Cars destined for the US markets differed slightly from the European cars. Not only did the US cars have the 'sealed-beam' headlights but the placement of the rear numberplate lighting was also different (see picture). European cars have their numberplate lighting placed directly beneath the numberplate, incorporated in their rear bumper. US cars have two single lights placed on the left and right of the numberplate.

What better way to take a look at the interior of a Coupé/Convertible than to take a look at a brids-eye view of a Convertible? 


The backs of the front seats are fully adjustable but, for reasons of safety can't be tilted forward while driving. Operation of a lever on the side (red arrow) permits the back to be folded forward for easy entry of exit of the rear passengers. The back rests can also be lowered down to the rear seats just as in the sedans. A rare option was bucket-type seats for the front and back.

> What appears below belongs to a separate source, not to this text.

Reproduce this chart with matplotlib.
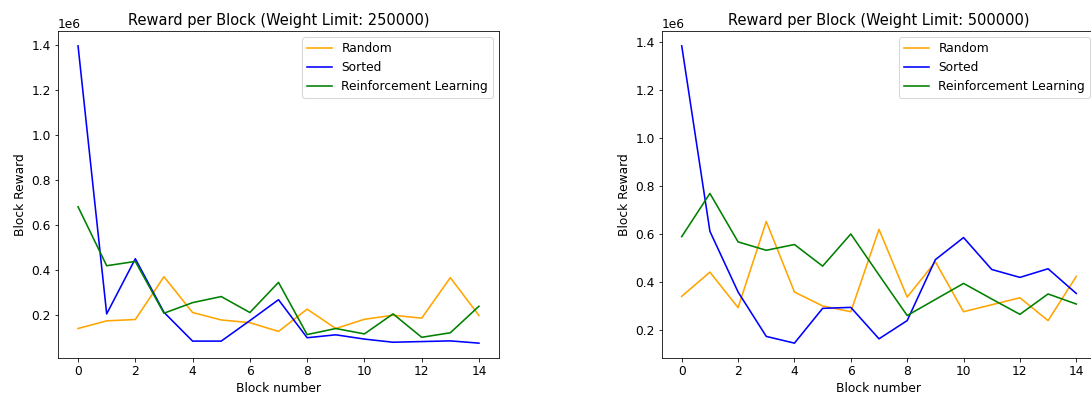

The front doors of the Coupés and Convertibles may look at first site like the doors of a 300SE LWB (see chapter 6) 1963: The 300SE LWB). Especially the door pockets (no. 1) are very similar. Furthermore you can find a window opener (no. 2), the door-opener (no. 3) and the knob to adjust the quarter lights (no. 5). Both the driver side as the passenger side have the extra door handle and a padded armrest (no. 4).
Something that could only be found on the Coupé/Convertible models was a switch to lock the door (no. 6), the sedan models had the familiar little 'pins' which you had to push down to lock the door. The design of both the door-opener and the switch to lock the door changed slightly with the arrival of the 280SE models (see chapter 6) 1967: The 280SE Coupé and Convertible).


The rear bench offered much more space and comfort than the Ponton Coupés, even though it was less accomodating than the broad bench of the W111 sedan. Headroom in the back was a little restricted too, and tall passengers had to argue for a place in the front of the car or elso slouch rather inelegantly behind. For extra cost, it was possible to order individual rear seats in place of the bench but this option created no more room and remained very rare. A central arm-rest was standard equipment for both options.